After spending five years with brand owners, the majority in the gaming and wagering sector, this is Keenan's return to the media agency sphere.
He exited as managing director of Maxus, now Wavemaker, in 2015 to its bookmaker client CrownBet (now Bet Easy following the divestment by former owner Crown Resorts) as commercial director before a stint as CEO of its subsidiary Crown Lotto.
Keenan noted that at times during his client-side experiences, things were "surprisingly fragmented".
"When it’s fragmented, it can get political. You’ve got operational teams and marketing teams," Keenan says. "Operations and marketing have got to come together but often they don’t. It’s a challenging environment for them to get that cohesion - because they’ve all got their own KPIs.
"One is just trying to be the engine room and doing what they do well - and the marketing team is trying to tip and fill-in that bucket and put more customers into the funnel for them."
Despite stepping up to a CEO role, Keenan says he kept close to the marketing function and over the five year period, realised just how time-poor and pressurised CMOs are in their roles.
"Firstly, the departments are incredibly stretched - particularly if you go further upstream to the C-suite. How stretched the C-suite is, is incredible," he says.

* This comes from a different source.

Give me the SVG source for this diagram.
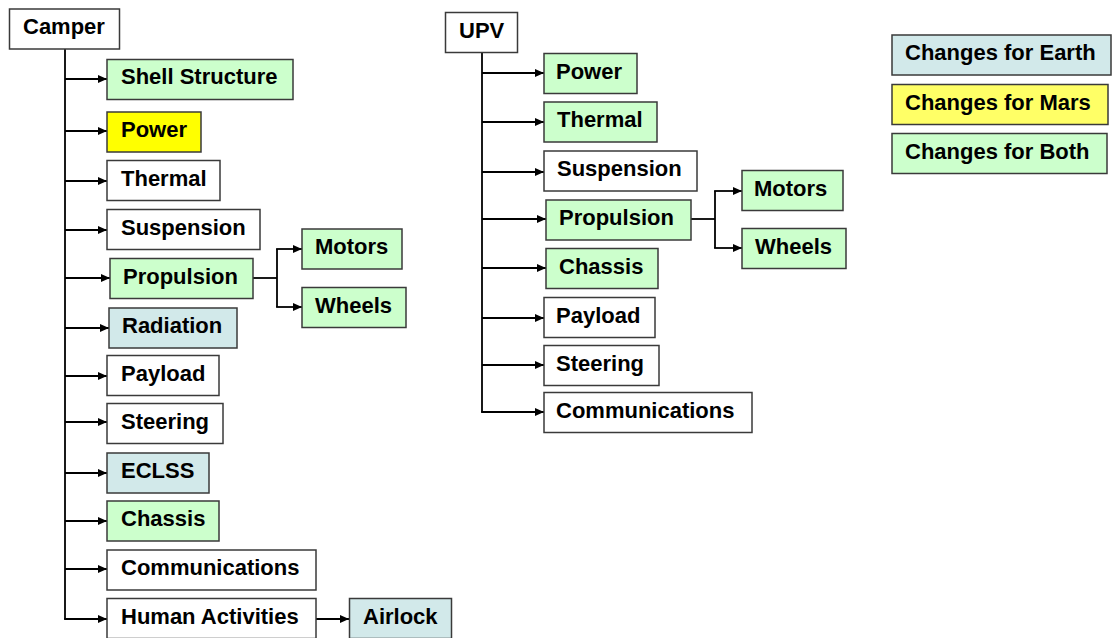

"Looking back in and seeing what we thought was the most important, most valuable part of any marketing function and in any business function, you certainly see how little time senior management have to dedicate to evaluating your product and service."
Too many agency cooks
Coming from a large agency group, Keenan said he tended to stick with an all-in approach when it came to partnering, avoiding building up collections of specialist agencies.
"A creative agency can give you not just your traditional formats of creative and brand strategy. They’ve got very good at UX design for your e-commerce platforms," Keenan says.
"If they’re doing all the other creative, they should be doing that for you to create that connective tissue into your e-commerce platform anyway - so all your digital assets have that similar look and feel."
Keenan says the moment clients start bringing in multiple parties, operations becomes very "fragmented and disjointed".
He praised the work done by creative agency Leo Burnett, which he said handled everything from creative, CX, UX, through to the design of Red Rooster's app.
That contrasts with some of the challenges he encountered with clients when last running an agency.
"Having the benefit of both sides, I saw the worst of it in 2014 with a client that had an SEO specialist, an SEM specialist, a social media marketing specialist and so-on," Keenan says.
"By the time [that was done], there were 20 people in the room to look at a brief. Unsurprisingly, the quality of output was horrible."
Same story
While some things have changed for the better, Keenan still sees remuneration as one of the key challenges agencies are yet to overcome.
Getting appropriately paid and showing clients value of the work that they do, particularly in an environment crowded by digital and technology, remains an issue.
"There’s so much pressure on the advertising budget to go into non-traditional areas. The problem is when you’re trying 10 or 14 things, you don’t do really any of them well," Keenan says.
"The smart agencies have locked on, 'OK, here’s our core product. This is what we do.' They’ve tried to stay as close as possible to that and get properly paid for it and they will end up being successful."
Problems with martech
Keenan says marketers have resolved some of the "migraines" that came alongside search and social, but suggests martech is now creating very similar problems, with companies lacking the ability to get their tech to work.
"A lot of these shiny new toys will get purchased and implemented but without brands having the capability internally to actually get anything out of it."
As a result, he says marketers can often end up with tools they can't properly use.
"It gets to that because one of the most important functions now in marketing is setting up as much of a free marketing channel as possible; you need that connective tissue at every communication touchpoint from the way advertising works, the e-commerce platforms that you’ve set up, and of course, CRM," Keenan says.
"Everyone is searching for that longitudinal view of the customer, that’s what everyone wants and rightly so, because it’s getting harder and harder to reach a collective mass of eyeballs."
But technology, he says, is nothing without strategy - and that is where agencies can still win.